De vraies qualités de mise en scène (sens du paysage jamais vu chez George Sherman, décors insolites, hors-champ inattendu, économie du découpage, utilisation dramatisante du Cinémascope…) et des notations inattendues (sur la mélancolie des tueurs notamment) rehaussent l’intérêt d’une fable morale qui manque trop de rigueur dans sa structure et, surtout, d’épaisseur humaine dans son interprétation (Jock Mahoney n’a pas une once de l’expressivité de James Stewart dans ses rôles analogues chez Anthony Mann et Gilbert Roland n’a pas la riche ambiguïté d’Arthur Kennedy) pour être profondément crédible. Duel dans la Sierra n’en demeure pas moins, d’assez loin, le meilleur western de George Sherman parmi ceux que j’ai vus.

Le Président Wilson (Henry King, 1944)

La carrière politique de Wilson, professeur d’université devenu président des Etats-Unis.

Tournée en pleine seconde guerre mondiale, cette biographie du président auteur des « quatorze points » peut d’abord apparaître comme un film de propagande interventionniste. De fait: excellemment interprété, riche de notations sur la vie politique U.S au début du XXème siècle, articulant l’intimisme et l’épique avec l’habileté propre aux meilleurs scénaristes hollywoodiens (Lamar Trotti), superbement décoré avec de luxueuses reconstitutions des intérieurs de la Maison-Blanche et du Capitole, chaudement photographié par le fidèle Leon Shamroy et jalonné d’hymnes patriotiques orchestrés par Alfred Newman, Wilson est d’abord une parfaite, magnifique et -en dépit de sa durée de 2h34- assez irrésistible machinerie du producteur Darryl Zanuck qui était un grand admirateur du président. Le lyrisme idéaliste d’une séquence comme le discours de Wilson à la Chambre des représentants pourra arracher des larmes. Le film est d’autant plus fort qu’il fait entendre les arguments, pertinents, des adversaires pacifistes du héros.
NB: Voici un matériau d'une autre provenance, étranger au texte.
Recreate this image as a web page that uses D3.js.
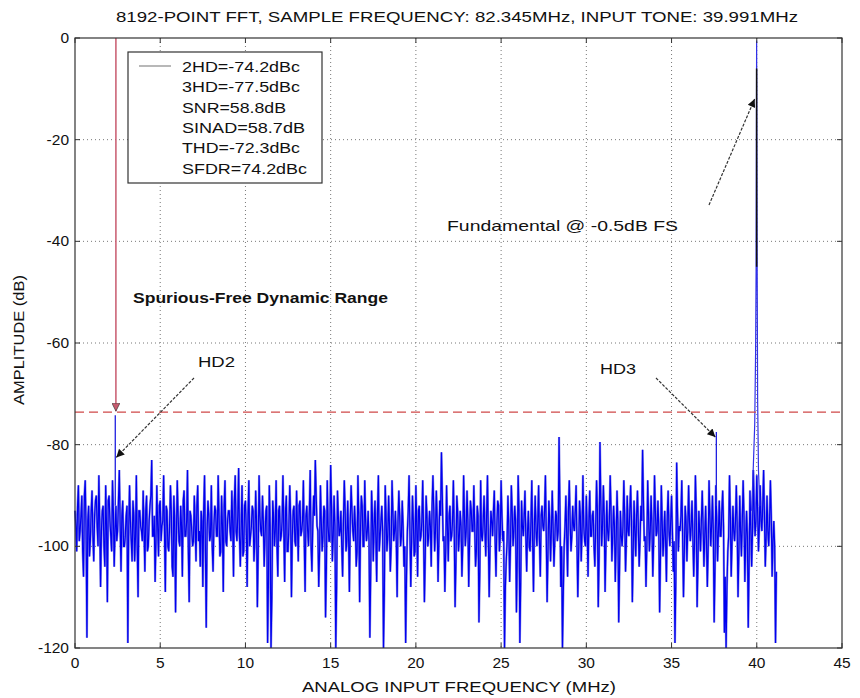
<html>
<head>
  <title>8192-point FFT</title>
  <script src="https://d3js.org/d3.v7.min.js"></script>
  <style>
    body{ margin:0; background:#fff; }
    text{ font-family: "Liberation Sans", Arial, sans-serif; fill:#111; }
    .grid line{ stroke:#777; stroke-dasharray:1,3; }
  </style>
</head>
<body>
<script>
// --- data ---
var xTicks = [0, 5, 10, 15, 20, 25, 30, 35, 40, 45];
var yTicks = [0, -20, -40, -60, -80, -100, -120];

// noise floor, one value every 0.1 MHz from 0.0 to 41.1 MHz (dB)
var noiseStep = 0.1;
var noiseDb = [
  -93,-101,-88,-97,-90,-106,-87,-118,-92,-99,
  -89,-103,-91,-96,-86,-108,-93,-100,-88,-111,
  -90,-98,-87,-104,-92,-97,-85,-105,-91,-100,
  -94,-119,-88,-99,-91,-103,-86,-110,-93,-97,
  -89,-105,-90,-100,-92,-83,-98,-107,-88,-102,
  -91,-96,-86,-109,-93,-101,-88,-104,-90,-113,
  -87,-99,-92,-106,-89,-98,-85,-111,-94,-100,
  -90,-103,-88,-97,-93,-108,-86,-116,-91,-99,
  -88,-105,-92,-98,-86,-102,-90,-109,-87,-100,
  -93,-97,-89,-106,-86,-99,-84.6,-104,-88,-101,
  -91,-108,-87,-98,-92,-103,-89,-112,-86,-97,
  -90,-104,-93,-119,-88,-120,-91,-100,-87,-106,
  -92,-98,-86,-107,-90,-101,-88,-110,-93,-99,
  -89,-103,-91,-97,-87,-109,-92,-100,-85,-105,
  -90,-83,-96,-108,-88,-101,-92,-114,-87,-99,
  -84,-103,-90,-120,-89,-98,-93,-106,-87,-101,
  -91,-109,-88,-97,-92,-104,-86,-111,-90,-100,
  -87,-99,-93,-118,-89,-103,-91,-107,-86,-98,
  -92,-120,-88,-101,-90,-105,-87,-99,-93,-110,
  -89,-100,-91,-104,-119,-97,-86,-108,-90,-102,
  -88,-106,-92,-98,-87,-111,-90,-100,-93,-104,
  -86,-101,-89,-107,-91,-81.5,-99,-109,-88,-103,
  -92,-98,-87,-112,-90,-101,-93,-106,-86,-100,
  -89,-108,-91,-97,-88,-104,-92,-115,-87,-99,
  -90,-102,-86,-110,-93,-98,-89,-106,-91,-101,
  -87,-99,-120,-103,-90,-107,-88,-100,-92,-113,
  -86,-119,-91,-98,-89,-105,-93,-101,-87,-109,
  -90,-100,-88,-106,-92,-97,-86,-111,-91,-103,
  -89,-104,-93,-99,-78.5,-108,-120,-100,-90,-106,
  -87,-101,-92,-97,-88,-110,-91,-103,-86,-99,
  -90,-106,-89,-98,-93,-104,-87,-112,-79.5,-100,
  -88,-109,-91,-99,-86,-103,-92,-107,-89,-115,
  -93,-100,-87,-105,-90,-98,-88,-111,-91,-102,
  -89,-104,-92,-81,-99,-108,-87,-101,-90,-106,
  -86,-98,-91,-113,-88,-102,-93,-107,-89,-100,
  -90,-105,-119,-83.5,-101,-97,-87,-110,-92,-103,
  -88,-99,-91,-106,-86,-112,-93,-101,-89,-104,
  -92,-108,-87,-100,-90,-115,-88,-103,-91,-98,
  -89,-117,-120,-101,-86,-106,-92,-99,-88,-110,
  -90,-102,-87,-107,-93,-116,-89,-104,-85,-98,
  -86,-101,-88,-97,-85,-104,-90,-100,-87,-106,
  -95,-119
];
// the bins in between, at 0.05, 0.15, ... 41.15 MHz (dB)
var noiseMidDb = [
  -96,-92,-99,-94,-101,-90,-97,-95,-102,-93,
  -98,-94,-90,-100,-95,-97,-92,-104,-96,-91,
  -95,-101,-93,-97,-99,-91,-96,-94,-100,-98,
  -92,-97,-95,-103,-94,-98,-100,-93,-96,-99,
  -97,-93,-101,-95,-90,-98,-94,-99,-96,-92,
  -99,-95,-97,-92,-100,-96,-93,-106,-95,-98,
  -94,-100,-96,-91,-98,-95,-101,-93,-97,-99,
  -96,-92,-99,-104,-95,-93,-100,-97,-94,-98,
  -100,-96,-93,-98,-94,-101,-96,-92,-99,-95,
  -93,-99,-95,-91,-97,-94,-98,-96,-102,-92,
  -97,-94,-100,-96,-93,-99,-95,-101,-94,-98,
  -95,-98,-92,-107,-96,-110,-94,-97,-100,-93,
  -99,-95,-97,-93,-101,-96,-94,-98,-92,-100,
  -96,-92,-98,-95,-99,-94,-97,-93,-100,-96,
  -94,-90,-97,-101,-95,-98,-93,-104,-96,-99,
  -92,-98,-96,-108,-94,-97,-100,-95,-93,-99,
  -98,-95,-93,-99,-96,-101,-94,-97,-92,-100,
  -95,-97,-99,-105,-94,-96,-98,-93,-101,-95,
  -97,-109,-94,-98,-96,-100,-93,-97,-99,-95,
  -94,-98,-96,-100,-106,-93,-97,-99,-95,-101,
  -96,-93,-99,-95,-97,-102,-94,-98,-96,-92,
  -93,-97,-95,-99,-94,-90,-98,-101,-96,-94,
  -99,-95,-97,-103,-93,-98,-96,-100,-94,-97,
  -95,-99,-93,-97,-96,-101,-94,-105,-98,-95,
  -97,-94,-98,-100,-95,-93,-99,-96,-92,-98,
  -94,-97,-108,-99,-96,-100,-93,-97,-95,-102,
  -93,-107,-96,-94,-98,-97,-100,-95,-99,-96,
  -97,-95,-99,-94,-96,-93,-98,-101,-95,-97,
  -96,-99,-94,-97,-92,-100,-109,-96,-98,-93,
  -95,-98,-96,-93,-99,-101,-94,-97,-96,-100,
  -97,-95,-98,-94,-100,-96,-93,-102,-91,-96,
  -94,-100,-97,-95,-93,-98,-96,-99,-95,-104,
  -98,-96,-94,-99,-97,-93,-95,-101,-97,-94,
  -96,-99,-95,-91,-98,-100,-94,-97,-96,-99,
  -93,-97,-96,-102,-95,-98,-99,-94,-97,-95,
  -97,-99,-107,-93,-96,-94,-98,-101,-95,-97,
  -95,-96,-98,-99,-93,-103,-97,-95,-96,-98,
  -99,-100,-94,-96,-97,-104,-95,-97,-98,-93,
  -96,-106,-108,-98,-94,-99,-97,-95,-96,-101,
  -97,-95,-94,-99,-98,-103,-96,-97,-93,-95,
  -93,-96,-95,-92,-94,-98,-97,-95,-94,-99,
  -100,-105
];

// harmonics (MHz, dB)
var hdFreq = [2.363, 37.628];
var hdDb = [-74.2, -77.5];

// fundamental and its skirt
var fundFreq = [39.70, 39.80, 39.88, 39.93, 39.96, 39.991, 40.02, 40.05, 40.10, 40.18];
var fundDb = [-93, -84, -76, -62, -46, -0.5, -42, -71, -85, -92];
var fundBlack = [-6, -45];

var sfdrFreq = 2.4;
var sfdrDb = -73.6;

var legendLines = ["2HD=-74.2dBc", "3HD=-77.5dBc", "SNR=58.8dB", "SINAD=58.7dB", "THD=-72.3dBc", "SFDR=74.2dBc"];
var legendWidths = [118, 118, 104, 123, 118, 125];

// --- layout ---
var width = 860, height = 698;
var pL = 75, pR = 842, pT = 38, pB = 648;

var svg = d3.select("body").append("svg")
  .attr("width", width)
  .attr("height", height);

var defs = svg.append("defs");
defs.append("marker").attr("id", "blk")
  .attr("viewBox", "0 0 10 10").attr("refX", 10).attr("refY", 5)
  .attr("markerWidth", 10).attr("markerHeight", 8).attr("markerUnits", "userSpaceOnUse")
  .attr("orient", "auto")
  .append("path").attr("d", "M0,0 L10,5 L0,10 Z").attr("fill", "#111");
defs.append("marker").attr("id", "red")
  .attr("viewBox", "0 0 10 10").attr("refX", 10).attr("refY", 5)
  .attr("markerWidth", 9).attr("markerHeight", 8).attr("markerUnits", "userSpaceOnUse")
  .attr("orient", "auto")
  .append("path").attr("d", "M0,0 L10,5 L0,10 Z").attr("fill", "#c85a6e").attr("stroke", "#333").attr("stroke-width", 0.8);

var x = d3.scaleLinear().domain([0, 45]).range([pL, pR]);
var y = d3.scaleLinear().domain([-120, 0]).range([pB, pT]);

// grid
var grid = svg.append("g").attr("class", "grid");
grid.selectAll(".gx").data(xTicks.slice(1, -1)).enter().append("line")
  .attr("x1", d => x(d)).attr("x2", d => x(d)).attr("y1", pT).attr("y2", pB);
grid.selectAll(".gy").data(yTicks.slice(1, -1)).enter().append("line")
  .attr("x1", pL).attr("x2", pR).attr("y1", d => y(d)).attr("y2", d => y(d));

// noise floor: interleave the two bin sets into one trace
var noise = [];
noiseDb.forEach(function(v, i){
  noise.push([i * noiseStep, v]);
  if (i < noiseMidDb.length) noise.push([i * noiseStep + noiseStep / 2, noiseMidDb[i]]);
});
var line = d3.line().x(d => x(d[0])).y(d => y(d[1]));
svg.append("path").datum(noise)
  .attr("d", line)
  .attr("fill", "none")
  .attr("stroke", "#8a8ae6")
  .attr("stroke-width", 2.2);
svg.append("path").datum(noise)
  .attr("d", line)
  .attr("fill", "none")
  .attr("stroke", "#0000f0")
  .attr("stroke-width", 1.2);

// harmonic spikes
svg.selectAll(".hd").data(hdFreq).enter().append("line")
  .attr("x1", d => x(d)).attr("x2", d => x(d))
  .attr("y1", y(-92)).attr("y2", (d, i) => y(hdDb[i]))
  .attr("stroke", "#2020e0").attr("stroke-width", 1.3);

// fundamental
svg.append("path").datum(fundFreq.map((f, i) => [f, fundDb[i]]))
  .attr("d", line)
  .attr("fill", "none")
  .attr("stroke", "#3030e8")
  .attr("stroke-width", 1.2);
svg.append("line")
  .attr("x1", x(39.991)).attr("x2", x(39.991))
  .attr("y1", y(fundBlack[0])).attr("y2", y(fundBlack[1]))
  .attr("stroke", "#111").attr("stroke-width", 1.5);

// SFDR markers
svg.append("line")
  .attr("x1", pL).attr("x2", pR)
  .attr("y1", y(sfdrDb)).attr("y2", y(sfdrDb))
  .attr("stroke", "#d04848").attr("stroke-width", 1.3)
  .attr("stroke-dasharray", "9,5");
svg.append("line")
  .attr("x1", x(sfdrFreq)).attr("x2", x(sfdrFreq))
  .attr("y1", pT).attr("y2", y(sfdrDb) - 1)
  .attr("stroke", "#c85a6e").attr("stroke-width", 1.5)
  .attr("marker-end", "url(#red)");

// annotation arrows
function arrow(x1, y1, x2, y2){
  svg.append("line")
    .attr("x1", x1).attr("y1", y1).attr("x2", x2).attr("y2", y2)
    .attr("stroke", "#333").attr("stroke-width", 1.2)
    .attr("stroke-dasharray", "3,1.5")
    .attr("marker-end", "url(#blk)");
}
arrow(194, 378, x(2.363) + 1, y(-82.5));
arrow(656, 378, x(37.628) - 1, y(-78.5));
arrow(709, 205, x(39.991) - 2, y(-12));

// box, axes
svg.append("rect")
  .attr("x", pL).attr("y", pT)
  .attr("width", pR - pL).attr("height", pB - pT)
  .attr("fill", "none").attr("stroke", "#333").attr("stroke-width", 1.2);

var ticks = svg.append("g").attr("stroke", "#333");
xTicks.forEach(function(t){
  ticks.append("line").attr("x1", x(t)).attr("x2", x(t)).attr("y1", pB).attr("y2", pB - 5);
  ticks.append("line").attr("x1", x(t)).attr("x2", x(t)).attr("y1", pT).attr("y2", pT + 5);
});
yTicks.forEach(function(t){
  ticks.append("line").attr("x1", pL).attr("x2", pL + 5).attr("y1", y(t)).attr("y2", y(t));
  ticks.append("line").attr("x1", pR).attr("x2", pR - 5).attr("y1", y(t)).attr("y2", y(t));
});

svg.selectAll(".xl").data(xTicks).enter().append("text")
  .attr("x", d => x(d)).attr("y", pB + 20)
  .attr("text-anchor", "middle").attr("font-size", 15.5)
  .text(d => d);
svg.selectAll(".yl").data(yTicks).enter().append("text")
  .attr("x", pL - 6).attr("y", d => y(d) + 5)
  .attr("text-anchor", "end").attr("font-size", 15.5)
  .text(d => d);

// titles
svg.append("text").attr("x", 457).attr("y", 22)
  .attr("text-anchor", "middle").attr("font-size", 15.5)
  .attr("textLength", 682).attr("lengthAdjust", "spacingAndGlyphs")
  .text("8192-POINT FFT, SAMPLE FREQUENCY: 82.345MHz, INPUT TONE: 39.991MHz");
svg.append("text").attr("x", 459).attr("y", 692)
  .attr("text-anchor", "middle").attr("font-size", 15.5)
  .attr("textLength", 314).attr("lengthAdjust", "spacingAndGlyphs")
  .text("ANALOG INPUT FREQUENCY (MHz)");
svg.append("text")
  .attr("transform", "translate(24,340) rotate(-90)")
  .attr("text-anchor", "middle").attr("font-size", 15.5)
  .attr("textLength", 130).attr("lengthAdjust", "spacingAndGlyphs")
  .text("AMPLITUDE (dB)");

// annotations
svg.append("text").attr("x", 133).attr("y", 303)
  .attr("font-size", 15).attr("font-weight", "bold")
  .attr("textLength", 255).attr("lengthAdjust", "spacingAndGlyphs")
  .text("Spurious-Free Dynamic Range");
svg.append("text").attr("x", 198).attr("y", 367).attr("font-size", 15)
  .attr("textLength", 37).attr("lengthAdjust", "spacingAndGlyphs").text("HD2");
svg.append("text").attr("x", 600).attr("y", 374).attr("font-size", 15)
  .attr("textLength", 36).attr("lengthAdjust", "spacingAndGlyphs").text("HD3");
svg.append("text").attr("x", 447).attr("y", 231).attr("font-size", 15)
  .attr("textLength", 231).attr("lengthAdjust", "spacingAndGlyphs")
  .text("Fundamental @ -0.5dB FS");

// legend
var legend = svg.append("g");
legend.append("rect")
  .attr("x", 128).attr("y", 52).attr("width", 194).attr("height", 131)
  .attr("fill", "#fff").attr("stroke", "#333").attr("stroke-width", 1.2);
legend.append("line")
  .attr("x1", 139).attr("x2", 171).attr("y1", 66).attr("y2", 66)
  .attr("stroke", "#888").attr("stroke-width", 1.2);
legend.selectAll("text").data(legendLines).enter().append("text")
  .attr("x", 182).attr("y", (d, i) => 72 + i * 20.3)
  .attr("font-size", 15)
  .attr("textLength", (d, i) => legendWidths[i]).attr("lengthAdjust", "spacingAndGlyphs")
  .text(d => d);
</script>
</body>
</html>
Enfin, l’oeuvre est parcouru d’une secrète vibration qui lui insuffle une résonnance plus profonde que le claironnement d’un message patriotico-humanitaire: c’est la récurrence des tentations d’un chef d’état -plus époux idéaliste qu’animal politique- prônant l’engagement de son pays pour la sécurité de l’univers de retourner à un foyer source de bonheur -et de malheur- égoïste. Dans ces évocations mélancoliques, la caméra, toujours pudique et à juste distance, d’Henry King fait merveille.